Aim of the task: Reproduce the listing exactly and skip over any pictures.

## START

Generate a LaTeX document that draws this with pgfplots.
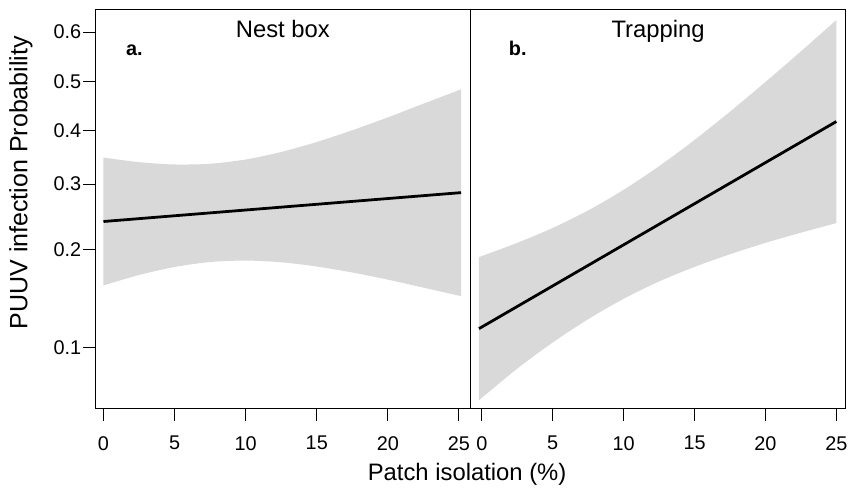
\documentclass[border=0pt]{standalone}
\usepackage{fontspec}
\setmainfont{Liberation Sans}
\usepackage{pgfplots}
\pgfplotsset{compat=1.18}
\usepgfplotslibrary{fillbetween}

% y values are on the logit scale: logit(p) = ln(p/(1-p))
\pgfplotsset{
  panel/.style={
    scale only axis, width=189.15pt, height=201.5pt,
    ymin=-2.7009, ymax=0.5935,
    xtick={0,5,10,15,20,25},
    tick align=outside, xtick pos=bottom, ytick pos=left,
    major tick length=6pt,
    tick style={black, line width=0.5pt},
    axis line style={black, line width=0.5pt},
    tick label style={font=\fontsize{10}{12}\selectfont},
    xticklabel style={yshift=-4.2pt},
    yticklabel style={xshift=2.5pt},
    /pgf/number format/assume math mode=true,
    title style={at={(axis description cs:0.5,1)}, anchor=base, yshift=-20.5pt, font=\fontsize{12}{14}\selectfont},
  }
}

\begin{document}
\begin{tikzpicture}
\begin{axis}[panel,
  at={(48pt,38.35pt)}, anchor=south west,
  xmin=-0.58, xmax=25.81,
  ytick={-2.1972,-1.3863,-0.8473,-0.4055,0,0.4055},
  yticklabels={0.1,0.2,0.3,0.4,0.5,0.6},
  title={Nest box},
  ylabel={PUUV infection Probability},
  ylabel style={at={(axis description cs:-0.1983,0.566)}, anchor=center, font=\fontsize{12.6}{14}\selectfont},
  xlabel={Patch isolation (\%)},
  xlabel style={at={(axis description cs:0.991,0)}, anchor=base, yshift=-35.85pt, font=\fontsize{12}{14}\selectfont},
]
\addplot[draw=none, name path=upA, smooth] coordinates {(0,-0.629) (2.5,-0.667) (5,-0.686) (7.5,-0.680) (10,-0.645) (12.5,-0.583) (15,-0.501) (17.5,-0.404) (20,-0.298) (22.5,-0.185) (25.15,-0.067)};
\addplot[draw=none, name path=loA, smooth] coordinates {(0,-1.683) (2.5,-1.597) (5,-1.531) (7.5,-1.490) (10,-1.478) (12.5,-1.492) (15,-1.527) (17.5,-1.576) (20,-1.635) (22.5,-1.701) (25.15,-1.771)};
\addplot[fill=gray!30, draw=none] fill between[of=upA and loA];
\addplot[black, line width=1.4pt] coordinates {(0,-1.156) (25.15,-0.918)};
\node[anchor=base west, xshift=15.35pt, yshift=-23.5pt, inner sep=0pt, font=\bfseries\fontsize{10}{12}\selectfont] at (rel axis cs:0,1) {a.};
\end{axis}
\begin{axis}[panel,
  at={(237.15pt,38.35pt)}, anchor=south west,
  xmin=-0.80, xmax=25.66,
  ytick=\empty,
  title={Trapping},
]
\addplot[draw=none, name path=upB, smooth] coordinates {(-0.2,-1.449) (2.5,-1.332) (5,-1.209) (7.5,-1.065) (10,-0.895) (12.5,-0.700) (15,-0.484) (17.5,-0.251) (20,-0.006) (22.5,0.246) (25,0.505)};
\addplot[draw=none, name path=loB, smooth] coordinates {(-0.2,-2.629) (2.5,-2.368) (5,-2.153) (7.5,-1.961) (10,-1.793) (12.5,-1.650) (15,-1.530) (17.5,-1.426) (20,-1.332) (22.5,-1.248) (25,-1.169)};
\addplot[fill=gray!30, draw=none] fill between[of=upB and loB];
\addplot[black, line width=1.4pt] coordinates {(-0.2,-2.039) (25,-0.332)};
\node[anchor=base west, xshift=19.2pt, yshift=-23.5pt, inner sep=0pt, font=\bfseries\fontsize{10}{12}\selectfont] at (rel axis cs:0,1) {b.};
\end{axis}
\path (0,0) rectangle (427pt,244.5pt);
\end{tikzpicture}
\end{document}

## END

Solution to the problem:
Generate a LaTeX document that draws this with pgfplots.
\documentclass[border=0pt]{standalone}
\usepackage{fontspec}
\setmainfont{Liberation Sans}
\usepackage{pgfplots}
\pgfplotsset{compat=1.18}
\usepgfplotslibrary{fillbetween}

% y values are on the logit scale: logit(p) = ln(p/(1-p))
\pgfplotsset{
  panel/.style={
    scale only axis, width=189.15pt, height=201.5pt,
    ymin=-2.7009, ymax=0.5935,
    xtick={0,5,10,15,20,25},
    tick align=outside, xtick pos=bottom, ytick pos=left,
    major tick length=6pt,
    tick style={black, line width=0.5pt},
    axis line style={black, line width=0.5pt},
    tick label style={font=\fontsize{10}{12}\selectfont},
    xticklabel style={yshift=-4.2pt},
    yticklabel style={xshift=2.5pt},
    /pgf/number format/assume math mode=true,
    title style={at={(axis description cs:0.5,1)}, anchor=base, yshift=-20.5pt, font=\fontsize{12}{14}\selectfont},
  }
}

\begin{document}
\begin{tikzpicture}
\begin{axis}[panel,
  at={(48pt,38.35pt)}, anchor=south west,
  xmin=-0.58, xmax=25.81,
  ytick={-2.1972,-1.3863,-0.8473,-0.4055,0,0.4055},
  yticklabels={0.1,0.2,0.3,0.4,0.5,0.6},
  title={Nest box},
  ylabel={PUUV infection Probability},
  ylabel style={at={(axis description cs:-0.1983,0.566)}, anchor=center, font=\fontsize{12.6}{14}\selectfont},
  xlabel={Patch isolation (\%)},
  xlabel style={at={(axis description cs:0.991,0)}, anchor=base, yshift=-35.85pt, font=\fontsize{12}{14}\selectfont},
]
\addplot[draw=none, name path=upA, smooth] coordinates {(0,-0.629) (2.5,-0.667) (5,-0.686) (7.5,-0.680) (10,-0.645) (12.5,-0.583) (15,-0.501) (17.5,-0.404) (20,-0.298) (22.5,-0.185) (25.15,-0.067)};
\addplot[draw=none, name path=loA, smooth] coordinates {(0,-1.683) (2.5,-1.597) (5,-1.531) (7.5,-1.490) (10,-1.478) (12.5,-1.492) (15,-1.527) (17.5,-1.576) (20,-1.635) (22.5,-1.701) (25.15,-1.771)};
\addplot[fill=gray!30, draw=none] fill between[of=upA and loA];
\addplot[black, line width=1.4pt] coordinates {(0,-1.156) (25.15,-0.918)};
\node[anchor=base west, xshift=15.35pt, yshift=-23.5pt, inner sep=0pt, font=\bfseries\fontsize{10}{12}\selectfont] at (rel axis cs:0,1) {a.};
\end{axis}
\begin{axis}[panel,
  at={(237.15pt,38.35pt)}, anchor=south west,
  xmin=-0.80, xmax=25.66,
  ytick=\empty,
  title={Trapping},
]
\addplot[draw=none, name path=upB, smooth] coordinates {(-0.2,-1.449) (2.5,-1.332) (5,-1.209) (7.5,-1.065) (10,-0.895) (12.5,-0.700) (15,-0.484) (17.5,-0.251) (20,-0.006) (22.5,0.246) (25,0.505)};
\addplot[draw=none, name path=loB, smooth] coordinates {(-0.2,-2.629) (2.5,-2.368) (5,-2.153) (7.5,-1.961) (10,-1.793) (12.5,-1.650) (15,-1.530) (17.5,-1.426) (20,-1.332) (22.5,-1.248) (25,-1.169)};
\addplot[fill=gray!30, draw=none] fill between[of=upB and loB];
\addplot[black, line width=1.4pt] coordinates {(-0.2,-2.039) (25,-0.332)};
\node[anchor=base west, xshift=19.2pt, yshift=-23.5pt, inner sep=0pt, font=\bfseries\fontsize{10}{12}\selectfont] at (rel axis cs:0,1) {b.};
\end{axis}
\path (0,0) rectangle (427pt,244.5pt);
\end{tikzpicture}
\end{document}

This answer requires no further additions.